Selon M. Mauri, IBM en est à sa quatrième génération de technologie Confidential Computing, ce qui lui permettra de garder une longueur d’avance sur d’autres acteurs du cloud industriel et de disposer d’une arme de sécurité puissante dans un avenir prévisible. « Le paysage des vulnérabilités est en constante évolution, et les entreprises peuvent être attaquées à travers leurs systèmes IT. Ajoutez à cela les préoccupations relatives à la confidentialité des données et à la réglementation et vous obtenez un tableau complet », a déclaré Terri Cobb, partenaire principal de l’alliance chez Deloitte Consulting. Une enquête réalisée récemment par Deloitte et Forrester Consulting auprès des décideurs du monde des affaires et de l’IT a montré que 80 % des personnes interrogées étaient concentrées sur la modernisation des outils de mainframes afin d’identifier et de prévenir les violations de données, et que 73 % d’entre elles augmentaient leur empreinte de sécurité. « La protection et la sécurité des données sont essentielles, or les mainframes restent l’une des plateformes les plus sûres et les plus puissantes disponibles quand les bons contrôles sont en place », a déclaré M. Cobb.
Paiement à l’usage
« Une autre orientation prise par IBM en matière de mainframe est celle d’un modèle de licence plus agile, basé sur la consommation, qui permet aux clients de ne payer que ce qu’ils consomment », a encore déclaré M. Mauri. « C’est en 2019 que Big Blue a lancé son modèle de tarification sur mesure, et aujourd’hui son offre a été adoptée par plus de 80 clients », a déclaré M. Mauri. IBM propose deux modèles de tarification basés sur la consommation qui peuvent aider les clients à faire face à une charge de travail en constante évolution et donc aux coûts des logiciels. Ross Mauri a déclaré qu’IBM pensait que demain ce modèle de consommation du hardware se développerait. « La capacité à prévoir la demande de services IT peut être un défi majeur, et à l’ère de l’hybride et du multicloud, tout est connecté et les modèles de charge de travail changent en permanence », avait écrit M. Mauri en 2019 dans un blog sur les nouveaux tarifs et services. « Dans cet environnement, gérer la demande de services IT peut être un défi majeur. Alors que de plus en plus de clients se tournent vers un modèle IT d’entreprise intégrant services sur site, cloud privé et cloud public, nous avons développé un modèle simple de tarification du cloud pour faire avancer la transformation ».
Opportunités ML/IA
D’autres affirment que des technologies comme l’apprentissage machine (ML) et l’intelligence artificielle (IA) seront également les moteurs du développement futur des mainframes. « La connaissance des données permet d’obtenir des résultats exploitables et rentables, mais le volume de données augmente à un rythme astronomique. C’est là que l’intelligence artificielle peut faire la différence, surtout lorsqu’elle est utilisée sur un mainframe. Dans les secteurs de la banque, de l’industrie, de la santé ou de l’assurance, la quantité de données résidant sur un mainframe est colossale. Sans l’IA, vous ne pourriez jamais donner un sens à tout cela », a expliqué Terri Cobb, de Deloitte. A titre d’exemple, ce dernier a déclaré que les opérations bancaires de base pourraient consister à autre chose que simplement exécuter de gros volumes de transactions. « Pour être compétitives, les banques ont besoin de connaissances approfondies sur les besoins, les préférences et les intentions des clients. Elles ont aussi besoin de rapidité et d’agilité pour partager ces connaissances et agir en conséquence. C’est plus facile à dire qu’à faire quand les données changent constamment. Mais, si vous pouvez analyser les données directement sur le mainframe, vous pouvez obtenir des informations et agir en temps quasi-réel. Cela fait du mainframe un acteur important de la révolution ML/IA », a ajouté M. Cobb.

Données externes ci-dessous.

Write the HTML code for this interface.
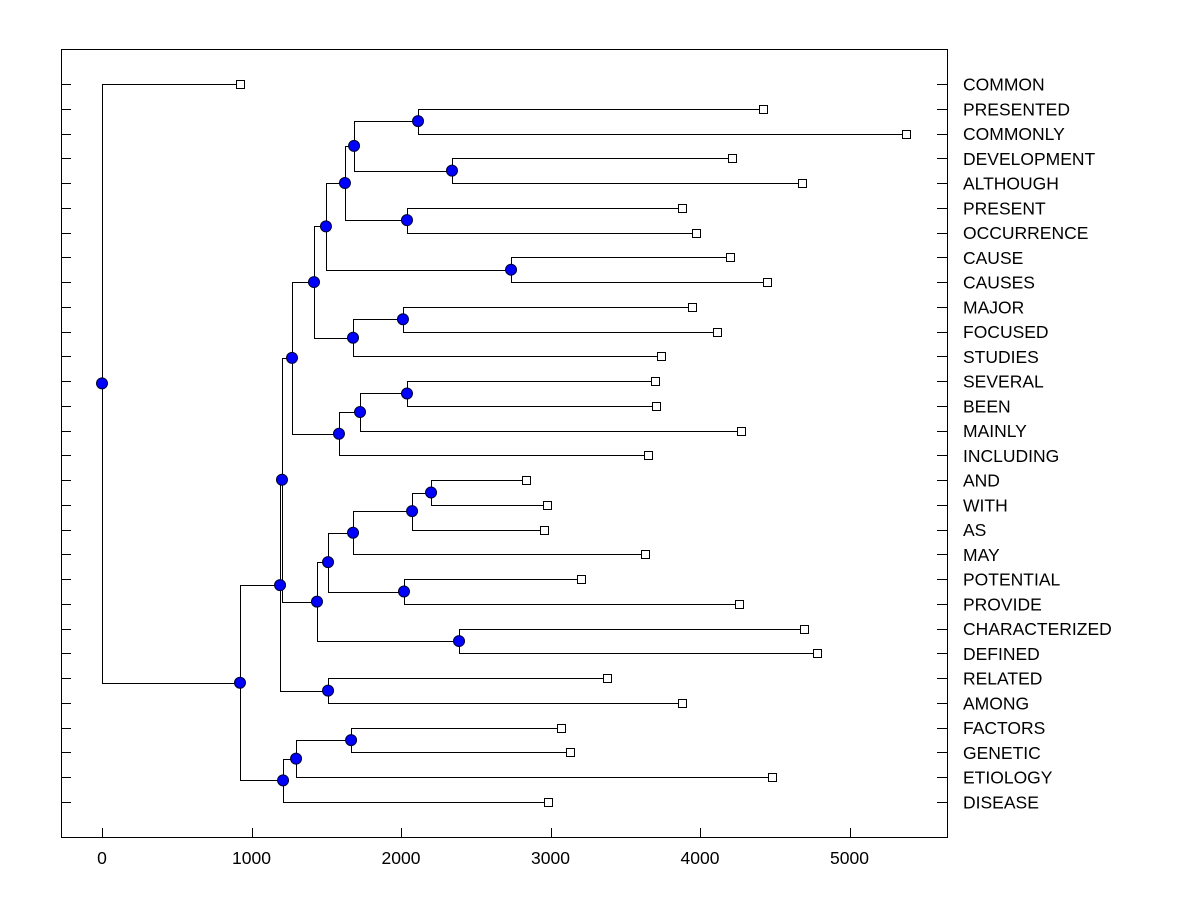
<!DOCTYPE html>
<html><head><meta charset="utf-8"><style>body{margin:0;background:#fff}svg{display:block}text{font-family:"Liberation Sans",Arial,sans-serif;font-size:17.5px;fill:#000}</style></head>
<body>
<svg id="chart" width="1200" height="900" xmlns="http://www.w3.org/2000/svg"></svg>
<script>
const labels=["COMMON","PRESENTED","COMMONLY","DEVELOPMENT","ALTHOUGH","PRESENT","OCCURRENCE","CAUSE","CAUSES","MAJOR","FOCUSED","STUDIES","SEVERAL","BEEN","MAINLY","INCLUDING","AND","WITH","AS","MAY","POTENTIAL","PROVIDE","CHARACTERIZED","DEFINED","RELATED","AMONG","FACTORS","GENETIC","ETIOLOGY","DISEASE"];
const leafValues=[923,4421,5378,4214,4682,3880,3973,4201,4448,3946,4114,3739,3699,3706,4274,3652,2836,2977,2957,3632,3204,4261,4696,4783,3378,3880,3070,3130,4482,2983];
const mergeLeft=[1,3,30,5,32,7,34,9,37,36,12,40,41,39,16,44,45,20,46,22,48,43,24,51,26,54,55,53,0];
const mergeRight=[2,4,31,6,33,8,35,10,11,38,13,14,15,42,17,18,19,21,47,23,49,50,25,52,27,28,29,56,57];
const mergeHeights=[2114,2341,1686,2040,1625,2736,1498,2013,1679,1418,2040,1726,1585,1271,2201,2074,1679,2020,1512,2388,1438,1204,1512,1191,1666,1298,1211,923,0];
const xTicks=[0,1000,2000,3000,4000,5000];

const svg=document.getElementById('chart');
const NS='http://www.w3.org/2000/svg';
const X0=102,XS=0.1495,Y0=84,YS=(802-84)/29;
const xs=v=>X0+v*XS;
const ys=i=>Y0+i*YS;
function mk(tag,attrs,parent){const e=document.createElementNS(NS,tag);for(const k in attrs)e.setAttribute(k,attrs[k]);(parent||svg).appendChild(e);return e;}

const frame=mk('rect',{x:61.5,y:49.5,width:886,height:788,fill:'none',stroke:'#000','stroke-width':1});



const n=labels.length;
const nx=[],ny=[];
for(let i=0;i<n;i++){nx.push(xs(leafValues[i]));ny.push(ys(i));}
for(let k=0;k<mergeHeights.length;k++){const a=mergeLeft[k],b=mergeRight[k];nx.push(xs(mergeHeights[k]));ny.push((ny[a]+ny[b])/2);}

for(let i=0;i<n;i++){
  const y=Math.round(ys(i))+0.5;
  const t1=mk('line',{x1:61,y1:y,x2:71,y2:y,stroke:'#000'});
  
  
  const t2=mk('line',{x1:937,y1:y,x2:947,y2:y,stroke:'#000'});
  
  
  const tx=mk('text',{x:963,y:ys(i)+6.5});
  tx.textContent=labels[i];
  
  
}
xTicks.forEach(v=>{
  const x=Math.round(xs(v))+0.5;
  const t=mk('line',{x1:x,y1:828,x2:x,y2:838,stroke:'#000'});
  
  
  const tl=mk('text',{x:xs(v),y:864,'text-anchor':'middle'});
  tl.textContent=v;
  
  
});
for(let k=0;k<mergeHeights.length;k++){
  const id=n+k,a=mergeLeft[k],b=mergeRight[k];
  const x=Math.round(nx[id])+0.5;
  const ya=Math.round(ny[a])+0.5,yb=Math.round(ny[b])+0.5;
  const p=mk('path',{d:`M${Math.round(nx[a])} ${ya}H${x}V${yb}H${Math.round(nx[b])}`,fill:'none',stroke:'#000','stroke-width':1});
  
  
}
for(let k=0;k<mergeHeights.length;k++){
  const id=n+k;
  const c=mk('circle',{cx:nx[id],cy:ny[id],r:5.5,fill:'#0000ff',stroke:'#000033','stroke-width':1});
  
  
}
for(let i=0;i<n;i++){
  const r=mk('rect',{x:Math.round(nx[i])-3.5,y:Math.round(ny[i])-3.5,width:8,height:8,fill:'#fff',stroke:'#000'});
  
  
}
</script>
</body></html>
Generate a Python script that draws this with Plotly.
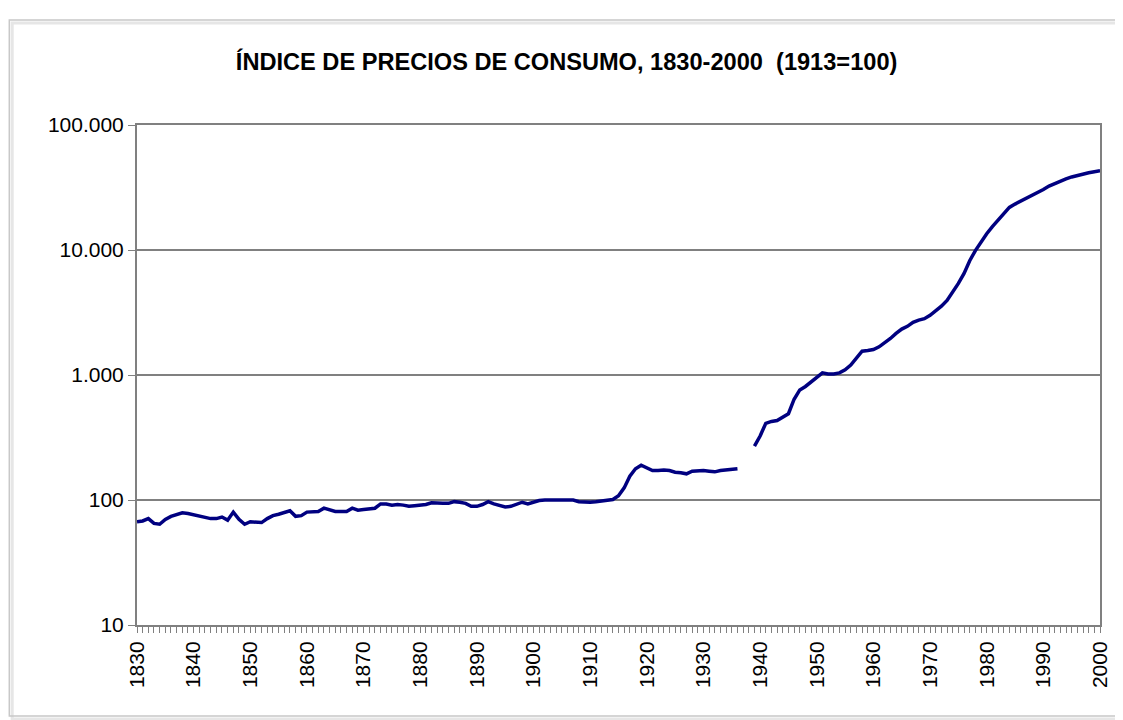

L’environnement mainframe n’est pas sans présenter des défis pour l’avenir. Par exemple, un marché en pleine croissance concerne le transfert des applications mainframes de Big Iron vers les services clouds. De grands acteurs du cloud comme Amazon, Google et Microsoft participent également à la modernisation des applications mainframes. Ainsi, en février dernier, Google Cloud a racheté la société Cornerstone Technology, spécialisée dans des services de migration des mainframes vers le cloud privé et public, afin d’aider les clients Big Iron à transférer leurs charges de travail vers le cloud privé et public. Un écosystème de fournisseurs de services de modernisation de mainframes comme Astadia, Asysco, GTSoftware, LZLabs, Micro Focus a également émergé.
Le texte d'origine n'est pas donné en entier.